365 views Asked by At

I have a pretty simple AWS Lambda function in which I connect to an Amazon Keyspaces for Cassandra database. This code in Python works, but from time to time I get the error. How do I fix this strange behavior? I have an assumption that you need to make additional settings when initializing the cluster. For example, set_max_connections_per_host. I would appreciate any help.

ERROR:

('Unable to complete the operation against any hosts', {<Host: X.XXX.XX.XXX:XXXX eu-central-1>: ConnectionShutdown('Connection to X.XXX.XX.XXX:XXXX was closed')})

lambda_function.py:

import sessions


cassandra_db_session = None
cassandra_db_username = 'your-username'
cassandra_db_password = 'your-password'
cassandra_db_endpoints = ['your-endpoint']
cassandra_db_port = 9142


def lambda_handler(event, context):
    global cassandra_db_session
    if not cassandra_db_session:
        cassandra_db_session = sessions.create_cassandra_session(
            cassandra_db_username,
            cassandra_db_password,
            cassandra_db_endpoints,
            cassandra_db_port
        )
    result = cassandra_db_session.execute('select * from "your-keyspace"."your-table";')
    return 'ok'

sessions.py:

from ssl import SSLContext
from ssl import CERT_REQUIRED
from ssl import PROTOCOL_TLSv1_2
from cassandra.cluster import Cluster
from cassandra.auth import PlainTextAuthProvider
from cassandra.policies import DCAwareRoundRobinPolicy


def create_cassandra_session(db_username, db_password, db_endpoints, db_port):
    ssl_context = SSLContext(PROTOCOL_TLSv1_2)
    ssl_context.load_verify_locations('your-path/AmazonRootCA1.pem')
    ssl_context.verify_mode = CERT_REQUIRED
    auth_provider = PlainTextAuthProvider(username=db_username, password=db_password)
    cluster = Cluster(
        db_endpoints,
        ssl_context=ssl_context,
        auth_provider=auth_provider,
        port=db_port,
        load_balancing_policy=DCAwareRoundRobinPolicy(local_dc='eu-central-1'),
        protocol_version=4,
        connect_timeout=60
    )
    session = cluster.connect()
    return session
2

There are 2 answers

3
Erick Ramirez On

There isn't much point setting the max connections on the client side since AWS Lambdas are effectively "dead" between runs. For the same reason, the recommendation is to disable driver heartbeats (with idle_heartbeat_interval = 0) since there is no activity that occurs until the next time the function is called.
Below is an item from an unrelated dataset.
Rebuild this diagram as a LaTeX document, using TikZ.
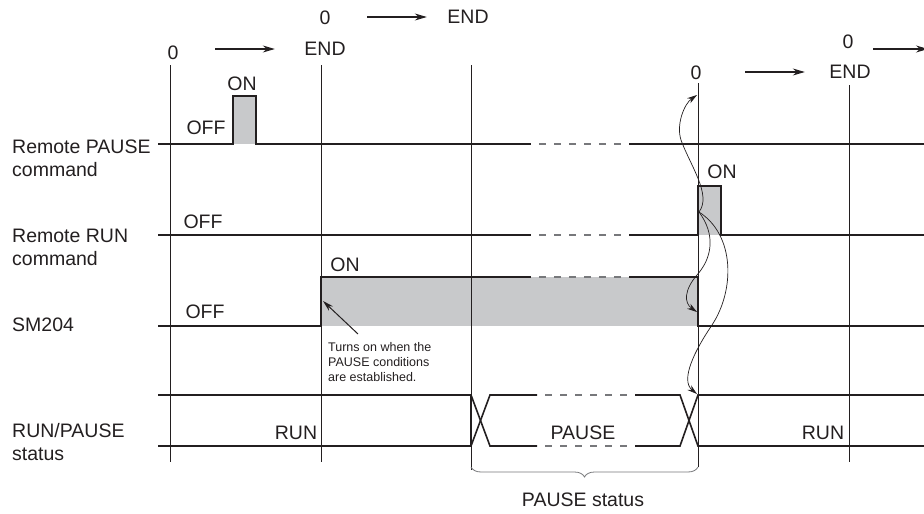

This doesn't necessarily cause the issue you are seeing but there's a good chance the connection is being reused by the driver after it has been closed server-side.

With the lack of public documentation on the inner-workings of AWS Keyspaces, it's difficult to know what is happening on the cluster. I've always suspected that AWS Keyspaces has a CQL-like API engine in front of a Dynamo DB so there are quirks like what you're seeing that are hard to track down since it requires knowledge only available internally at AWS.

FWIW the DataStax drivers aren't tested against AWS Keyspaces.

1
Aaron On

This is the biggest issue which I see:

result = cassandra_db_session.execute('select * from "your-keyspace"."your-table";')

The code looks fine, but I don't see a WHERE clause. So if there's a lot of data, a single node (chosen as a coordinator) will have to build the result set while pulling data from all other nodes. As this results in (un)predictibly bad performance, that could explain why it works sometimes, but not others.

Pro-tip: All queries in Cassandra should have a WHERE clause.